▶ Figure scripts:
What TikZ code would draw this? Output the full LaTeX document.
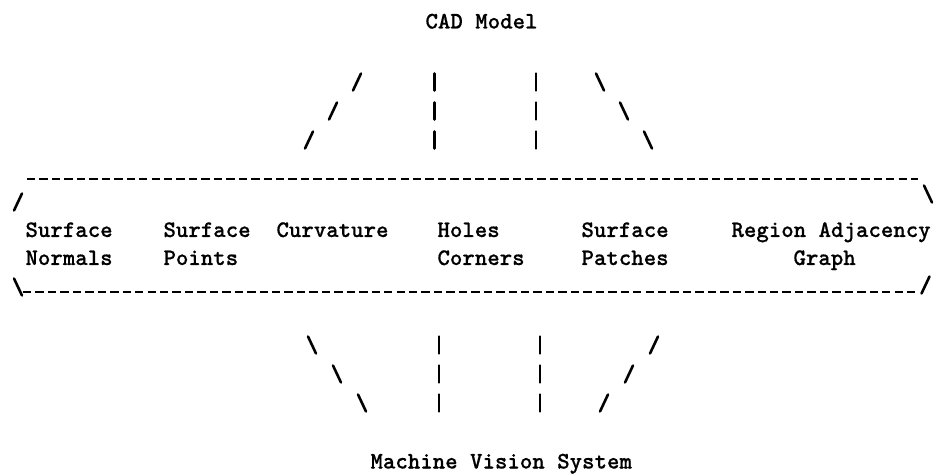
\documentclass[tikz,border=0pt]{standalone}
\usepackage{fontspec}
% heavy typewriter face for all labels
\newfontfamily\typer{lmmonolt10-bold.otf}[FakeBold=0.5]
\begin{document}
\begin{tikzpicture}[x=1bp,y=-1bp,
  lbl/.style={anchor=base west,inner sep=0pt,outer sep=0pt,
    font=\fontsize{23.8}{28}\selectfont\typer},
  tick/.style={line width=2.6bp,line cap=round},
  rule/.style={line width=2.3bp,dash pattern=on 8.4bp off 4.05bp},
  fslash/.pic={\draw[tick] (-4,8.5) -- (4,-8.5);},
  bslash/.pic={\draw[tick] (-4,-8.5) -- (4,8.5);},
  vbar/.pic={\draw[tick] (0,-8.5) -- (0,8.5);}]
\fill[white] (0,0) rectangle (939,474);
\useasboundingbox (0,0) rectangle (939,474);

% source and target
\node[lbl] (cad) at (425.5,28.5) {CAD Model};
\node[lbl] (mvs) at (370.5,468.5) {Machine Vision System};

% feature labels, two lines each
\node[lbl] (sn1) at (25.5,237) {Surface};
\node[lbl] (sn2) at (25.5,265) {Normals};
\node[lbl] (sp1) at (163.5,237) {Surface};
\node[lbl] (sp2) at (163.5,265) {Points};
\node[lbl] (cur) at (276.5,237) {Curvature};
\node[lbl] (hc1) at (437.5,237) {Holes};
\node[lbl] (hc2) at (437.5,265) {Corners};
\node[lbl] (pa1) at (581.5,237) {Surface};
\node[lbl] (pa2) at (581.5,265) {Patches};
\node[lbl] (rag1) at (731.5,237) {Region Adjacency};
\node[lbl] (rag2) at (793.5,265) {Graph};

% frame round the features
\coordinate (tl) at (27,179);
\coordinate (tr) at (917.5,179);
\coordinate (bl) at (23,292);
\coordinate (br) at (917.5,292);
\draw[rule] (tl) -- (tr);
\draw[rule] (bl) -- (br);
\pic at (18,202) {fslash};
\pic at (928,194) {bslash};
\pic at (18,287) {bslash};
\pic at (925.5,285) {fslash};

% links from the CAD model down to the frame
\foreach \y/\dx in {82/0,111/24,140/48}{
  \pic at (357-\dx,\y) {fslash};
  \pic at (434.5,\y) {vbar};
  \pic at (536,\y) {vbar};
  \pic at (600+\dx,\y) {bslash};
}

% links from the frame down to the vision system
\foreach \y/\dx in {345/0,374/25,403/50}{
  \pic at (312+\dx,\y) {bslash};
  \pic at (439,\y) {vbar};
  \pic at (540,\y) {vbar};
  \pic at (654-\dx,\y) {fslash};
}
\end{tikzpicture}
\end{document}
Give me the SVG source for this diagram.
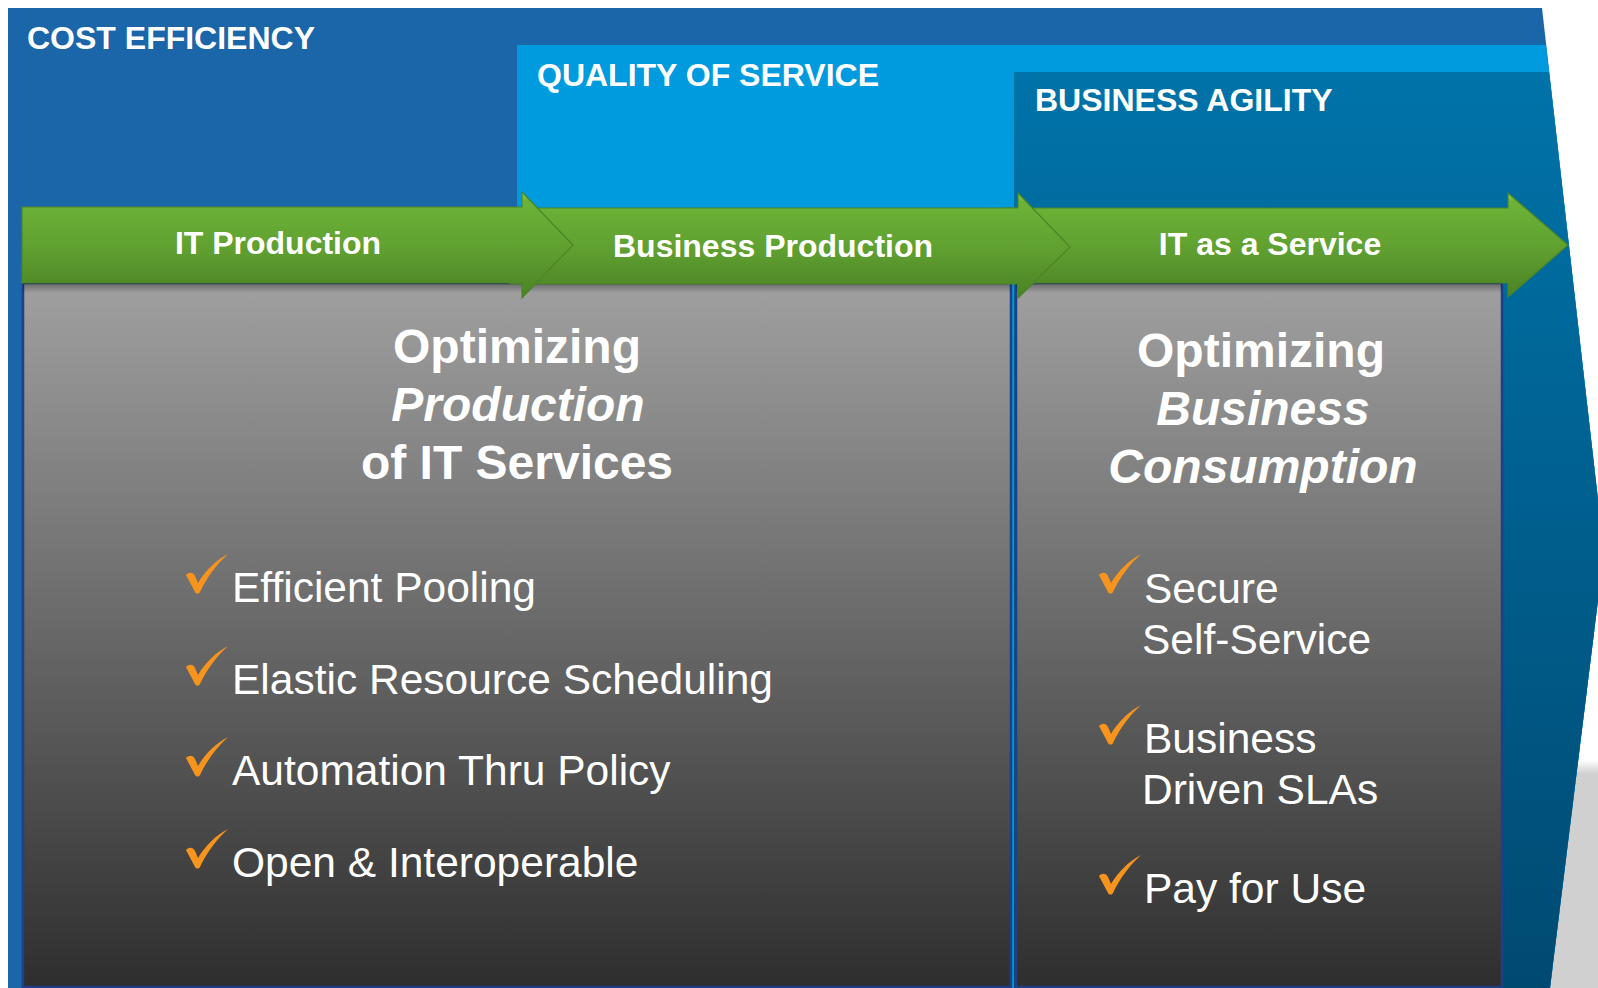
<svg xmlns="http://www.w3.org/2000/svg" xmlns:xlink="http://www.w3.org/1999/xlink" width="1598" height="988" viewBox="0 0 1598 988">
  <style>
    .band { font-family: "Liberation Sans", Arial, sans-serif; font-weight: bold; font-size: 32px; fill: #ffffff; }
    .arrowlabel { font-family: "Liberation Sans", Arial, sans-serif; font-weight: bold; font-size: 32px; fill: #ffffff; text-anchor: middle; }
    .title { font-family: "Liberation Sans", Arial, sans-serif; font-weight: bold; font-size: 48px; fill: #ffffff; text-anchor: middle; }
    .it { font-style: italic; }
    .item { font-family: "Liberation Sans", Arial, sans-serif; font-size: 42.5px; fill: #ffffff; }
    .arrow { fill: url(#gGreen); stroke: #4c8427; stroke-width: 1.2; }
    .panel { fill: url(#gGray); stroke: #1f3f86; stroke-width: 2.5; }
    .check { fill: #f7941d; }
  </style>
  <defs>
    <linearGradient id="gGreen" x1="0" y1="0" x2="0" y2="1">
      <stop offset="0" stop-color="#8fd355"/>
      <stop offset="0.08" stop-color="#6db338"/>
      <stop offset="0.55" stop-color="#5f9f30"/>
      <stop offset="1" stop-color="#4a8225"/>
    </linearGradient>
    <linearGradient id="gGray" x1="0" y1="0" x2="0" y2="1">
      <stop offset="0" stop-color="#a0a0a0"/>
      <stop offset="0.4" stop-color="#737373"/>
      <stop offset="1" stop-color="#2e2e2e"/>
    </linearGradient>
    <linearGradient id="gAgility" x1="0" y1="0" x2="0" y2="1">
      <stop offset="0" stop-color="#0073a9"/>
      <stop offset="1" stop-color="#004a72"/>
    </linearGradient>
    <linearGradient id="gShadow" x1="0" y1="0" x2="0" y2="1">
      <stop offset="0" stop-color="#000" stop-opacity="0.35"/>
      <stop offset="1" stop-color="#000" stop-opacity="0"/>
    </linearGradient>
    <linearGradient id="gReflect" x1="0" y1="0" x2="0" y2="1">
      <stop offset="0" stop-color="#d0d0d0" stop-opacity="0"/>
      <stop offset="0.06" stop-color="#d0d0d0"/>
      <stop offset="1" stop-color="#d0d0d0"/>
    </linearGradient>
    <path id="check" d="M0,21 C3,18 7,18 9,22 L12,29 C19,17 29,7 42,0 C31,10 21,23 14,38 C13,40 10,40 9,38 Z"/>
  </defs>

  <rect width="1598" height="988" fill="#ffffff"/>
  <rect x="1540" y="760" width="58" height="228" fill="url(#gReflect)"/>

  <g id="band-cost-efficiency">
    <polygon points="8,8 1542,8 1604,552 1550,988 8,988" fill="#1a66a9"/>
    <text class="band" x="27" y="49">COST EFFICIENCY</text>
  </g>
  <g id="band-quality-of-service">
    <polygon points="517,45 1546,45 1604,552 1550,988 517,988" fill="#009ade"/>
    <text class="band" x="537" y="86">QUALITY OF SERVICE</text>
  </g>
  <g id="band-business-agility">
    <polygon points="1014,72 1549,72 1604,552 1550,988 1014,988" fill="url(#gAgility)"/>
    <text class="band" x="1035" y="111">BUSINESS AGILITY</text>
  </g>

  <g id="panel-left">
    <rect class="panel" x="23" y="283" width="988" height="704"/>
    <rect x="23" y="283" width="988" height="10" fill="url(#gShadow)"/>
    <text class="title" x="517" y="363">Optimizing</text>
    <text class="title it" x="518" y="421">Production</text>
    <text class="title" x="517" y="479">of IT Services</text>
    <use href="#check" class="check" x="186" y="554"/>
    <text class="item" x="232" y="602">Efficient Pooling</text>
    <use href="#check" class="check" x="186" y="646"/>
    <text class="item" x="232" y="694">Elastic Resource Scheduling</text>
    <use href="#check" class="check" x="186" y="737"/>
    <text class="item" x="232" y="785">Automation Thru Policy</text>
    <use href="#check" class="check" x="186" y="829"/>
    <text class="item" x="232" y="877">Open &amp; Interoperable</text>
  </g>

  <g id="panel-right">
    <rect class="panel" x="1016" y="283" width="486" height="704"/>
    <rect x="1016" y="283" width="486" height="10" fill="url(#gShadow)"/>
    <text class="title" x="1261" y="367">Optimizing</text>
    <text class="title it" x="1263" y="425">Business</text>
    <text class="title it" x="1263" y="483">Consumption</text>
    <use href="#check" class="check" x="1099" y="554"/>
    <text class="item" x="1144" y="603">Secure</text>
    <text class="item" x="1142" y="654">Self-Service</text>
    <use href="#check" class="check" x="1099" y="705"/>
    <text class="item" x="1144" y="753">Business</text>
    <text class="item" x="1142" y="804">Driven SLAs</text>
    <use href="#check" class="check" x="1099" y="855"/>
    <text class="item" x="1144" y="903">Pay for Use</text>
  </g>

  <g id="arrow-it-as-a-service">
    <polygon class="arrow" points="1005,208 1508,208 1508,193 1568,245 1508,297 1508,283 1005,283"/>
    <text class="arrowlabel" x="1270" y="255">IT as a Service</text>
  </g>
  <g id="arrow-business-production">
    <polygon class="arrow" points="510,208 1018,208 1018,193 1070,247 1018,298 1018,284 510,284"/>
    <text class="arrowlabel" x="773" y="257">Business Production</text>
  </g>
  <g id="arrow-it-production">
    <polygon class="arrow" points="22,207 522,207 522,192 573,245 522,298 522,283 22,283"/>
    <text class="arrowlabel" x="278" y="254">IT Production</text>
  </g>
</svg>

▶ Goal:
Everything from the first line to the line with "(rag2) at (793.5,265)" must be repeated exactly, and nothing else. Leave the pictures out.

▶ Complete response:
What TikZ code would draw this? Output the full LaTeX document.
\documentclass[tikz,border=0pt]{standalone}
\usepackage{fontspec}
% heavy typewriter face for all labels
\newfontfamily\typer{lmmonolt10-bold.otf}[FakeBold=0.5]
\begin{document}
\begin{tikzpicture}[x=1bp,y=-1bp,
  lbl/.style={anchor=base west,inner sep=0pt,outer sep=0pt,
    font=\fontsize{23.8}{28}\selectfont\typer},
  tick/.style={line width=2.6bp,line cap=round},
  rule/.style={line width=2.3bp,dash pattern=on 8.4bp off 4.05bp},
  fslash/.pic={\draw[tick] (-4,8.5) -- (4,-8.5);},
  bslash/.pic={\draw[tick] (-4,-8.5) -- (4,8.5);},
  vbar/.pic={\draw[tick] (0,-8.5) -- (0,8.5);}]
\fill[white] (0,0) rectangle (939,474);
\useasboundingbox (0,0) rectangle (939,474);

% source and target
\node[lbl] (cad) at (425.5,28.5) {CAD Model};
\node[lbl] (mvs) at (370.5,468.5) {Machine Vision System};

% feature labels, two lines each
\node[lbl] (sn1) at (25.5,237) {Surface};
\node[lbl] (sn2) at (25.5,265) {Normals};
\node[lbl] (sp1) at (163.5,237) {Surface};
\node[lbl] (sp2) at (163.5,265) {Points};
\node[lbl] (cur) at (276.5,237) {Curvature};
\node[lbl] (hc1) at (437.5,237) {Holes};
\node[lbl] (hc2) at (437.5,265) {Corners};
\node[lbl] (pa1) at (581.5,237) {Surface};
\node[lbl] (pa2) at (581.5,265) {Patches};
\node[lbl] (rag1) at (731.5,237) {Region Adjacency};
\node[lbl] (rag2) at (793.5,265) {Graph};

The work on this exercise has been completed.